While the mild background screams concerning HD DVD discs getting Dolby
TrueHD audio while Blu-ray owners got stuck with a completely uninspiring "standard Dolby Digital" track haven't yet amounted to much, apparently Warner Home Video wants to set the record straight with The Departed. While we knew the film was slated to hit both
HD DVD and
Blu-ray back at CES, Warner has just now fessed up to the uncompressed audio we can expect to hear from the BD rendition. The HD DVD version will feature the expected TrueHD track, but the Blu-ray flavor will sport a delightfully lossless PCM 5.1 track that should measure up close enough to satisfy all but the most discerning audiophiles. So if you've been enjoying that dual-format
BH100, and were leaning HD DVD's way on this one simply due to audio, now you've got one more quandary to solve in the next fortnight.
5.1 still isn't 7.1
Most masters are not mixed for 7.1, so a custom "Home Theater mix" would have to be produced.
How come there has never been a post on this site before when the HD-DVD version featured TrueHD and the Blu-ray didn't?
I'm guessing you don't read the site too much:
http://www.engadgethd.com/search/?q=truehd
Actually, I read it all the time. Like I said, there has never been a standalone posting that existed ONLY to say an HD-DVD had a True-HD track and the Blu-ray version didn't. Which is the only "news" this posting contains.

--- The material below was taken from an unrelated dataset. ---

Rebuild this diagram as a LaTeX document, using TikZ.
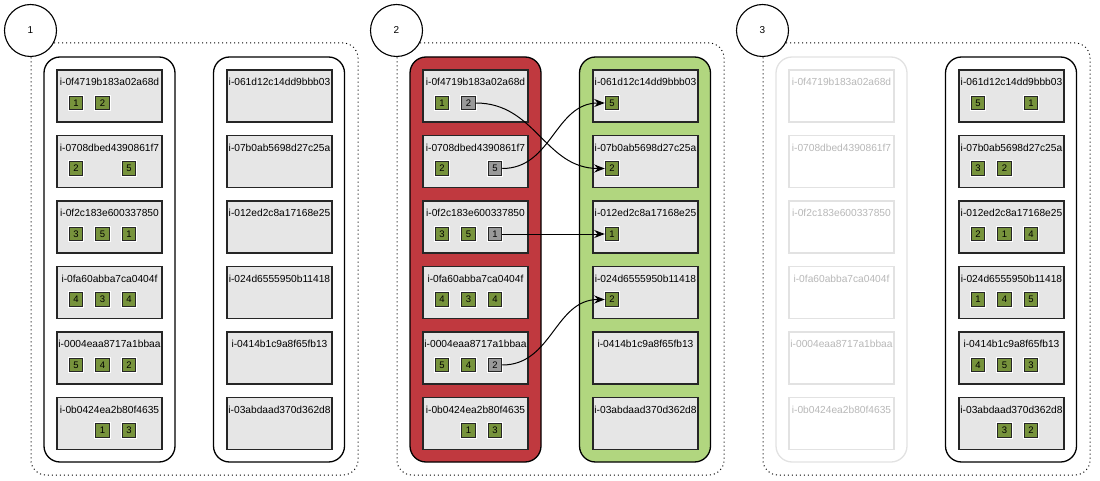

Ah, I see. Your OP didn't specify that. Well, the post regarding "Happy Feet" mentions it.
TrueHD is loss-less. It's compressed, but like a .zip file, it doesn't lose any bits.
So basically they are identical now.
No.
When will the engadget hd editors understand that an uncompressed pcm soundtrack is NOT "almost as good as" Dolby TrueHD, it is JUST THE SAME?!?
9158 said "When will the engadget hd editors understand that an uncompressed pcm soundtrack is NOT "almost as good as" Dolby TrueHD, it is JUST THE SAME?!?"
Couldn't have said it better myself. PCM is, channel for channel, bit for bit, frequency for frequency indistinguishable from DTS-Master Audio. DTS-HD, on the other hand, while superior to the existing DTS format but less detailed that DTS Master Audio, is more efficiently compressed and takes up less space than PCM. That being said, if a master recording contains 5.1 channels of PCM, then there is no real reason to go beyond 5.1 channels. If the master recording is 7.1 PCM, then there will be a 7.1 channel PCM track. In this particular case, I have no idea whether or not the original master recording was 5.1 or 7.1. If it was, in fact, 5.1, then the DTS-HD 7.1 track is making a mix of the other discrete channels.